Régina Demina : apothéose de l’hystérie poétique

Manifesto 21 - Regina Demina

Si le terme « hystérie » en crispe plus d’un·e, Régina Demina, elle, lui offre ses lettres d’or. C’est ainsi qu’elle intitule son premier album. Dédié aux désirs féminins et aux souffrances amoureuses, l’univers intime et rebelle de cette artiste hybride mêle avec brio mélodies sulfureuses et inspirations clubbing 90’s. Dix titres puissants, hystérie garantie.

Sensuel, érotisant, aux allures de haïku, Hystérie, le premier album de Régina Demina, poursuit la trajectoire indé dans laquelle s’inscrit l’artiste pluridisciplinaire. Envoûté·e, difficile de résister aux notes chaudes offertes au prisme des différents morceaux oscillant entre les univers ésotériques de « Chimère » ou « Ondine mélancolie » et des ballades polissonnes. Des inspirations hétéroclites qui offrent dès lors un tableau magnétique – signé chez Kwaidan Records, le label fondé par Marc Collin en 1998 connu pour « aimer les vieux synthés des années 80 remis au goût du jour » et avoir découvert notamment Phoebe Killdeer, Jay-Jay Johanson et Nouvelle Vague. Polyvalente, Régina s’inscrit dans cette quête d’authenticité et d’exploration sonore.

Régina Demina porte en son être une douceur provocante, entre écolière lascive et attitude kawaï. Douceur ? Chacun des morceaux met une agréable lenteur au centre de sa composition, comme une poésie récitée, un phrasé à la Jane Birkin, marié à la moue boudeuse d’une Vanessa Paradis. Provocante ? Elle s’amuse des codes avec cette voix suave. Dans « Couzin », Regina regrette la promesse qu’ils se sont faite d’arrêter leurs « bêtises d’enfants » car il reste « le seul avec lequel [elle aurait] aimé butiner ». Jouer sur l’ambiguïté sans jamais sombrer dans l’explicite. L’artiste caresse, suggère avec une étonnante dextérité. Lascive ? Lorsqu’elle invite « Nabila » à l’appeler, « elle la veut à l’alcool, à l’eau mais elle la veut, qu’elle la compte sur ses mains, et avale ses cheveux ». La messe est dite. Et enfin kawaï ? Aller vivre au Japon et s’y épanouir est un des rêves de l’artiste qui voue un culte à l’esthétique nippone.
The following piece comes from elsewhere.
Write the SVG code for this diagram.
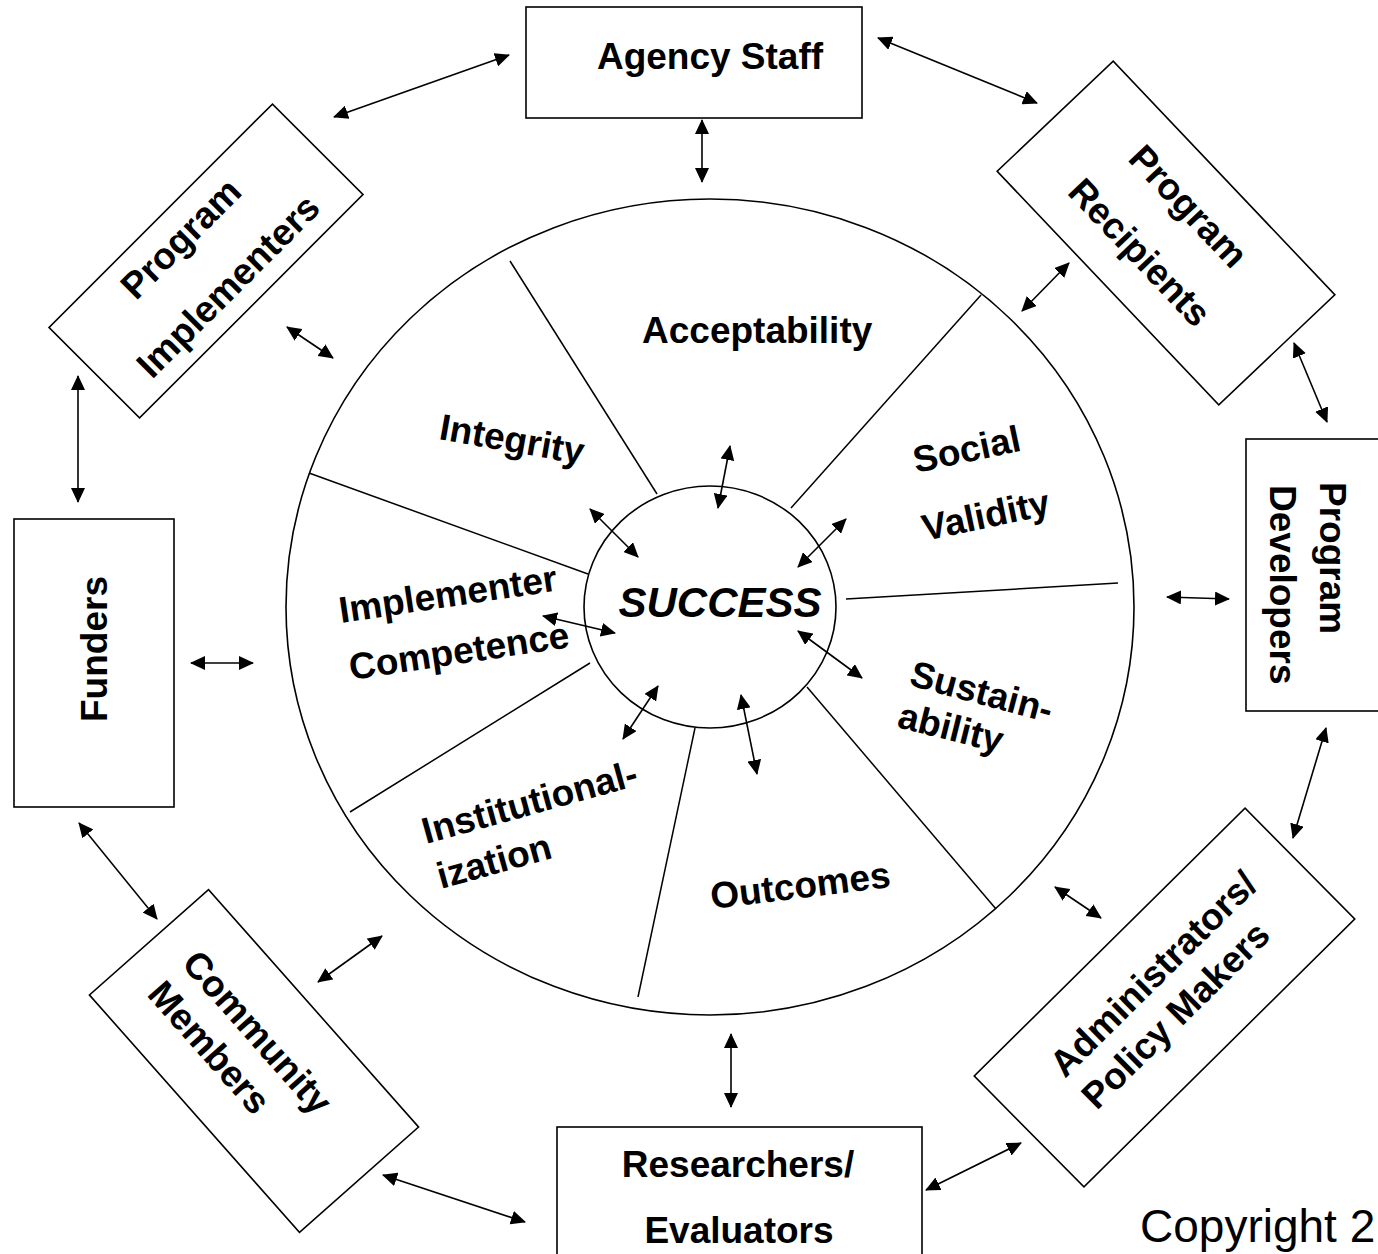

Régina Demina est la sensualité – au sens archaïque du terme laroussien : « aptitude à goûter les plaisirs des sens, à être réceptif aux sensations physiques » – une sensualité assumée dont elle décline fièrement les codes pour mieux rendre obsolètes les diktats classiques de la beauté. Mettre à mal l’étau rigide et les carcans dont les artistes subissent le joug.

Sous cette apparente légèreté, Hystérie est aussi un album cathartique ou l’artiste panse les blessures d’une rupture amoureuse violente. « L’Amour monstre » en featuring avec Lësterr, figure de l’emo-electro, fait écho de ces passions qui s’éteignent et dégénèrent en « commotion cérébrale » : « c’est l’amour brutal, qui t’emmène à l’hôpital, l’amour pathologique ». On comprend vite que le disque est autobiographique et que l’artiste y livre des secrets douloureux, questionnant l’origine de la violence et des relations toxiques – avec notamment « Pyromane ». Un vernis pailleté sur des blessures suintantes, un univers corrosif.

Nappée sous des paroles travaillées, la musique de Régina Demina se pare également de tonalités entraînantes que l’on imagine parfaitement en club. Entre synthés, inspirations acoustiques, résonances new wave sur fond d’electro-pop et voix multiples, Régina Demina provoque un émoi qui pousse au mouvement, une envie viscérale de danser. Ce n’est pas un hasard : l’artiste est également danseuse, un talent qu’elle met à profit lors de nombreuses performances de pole dance (« les danses de la nuit sont celles qui m’influencent »). Véritable muse pour d’autres artistes tels que Contrefaçon (qui fait d’elle l’actrice phare de ses métrages), Régina Demina nous surprend encore dans ses morceaux puissants piqués à l’acide. Une œuvre aussi glossy que sombre, dont les clips léchés entre kitsch et romantisme morbide sont à découvrir absolument.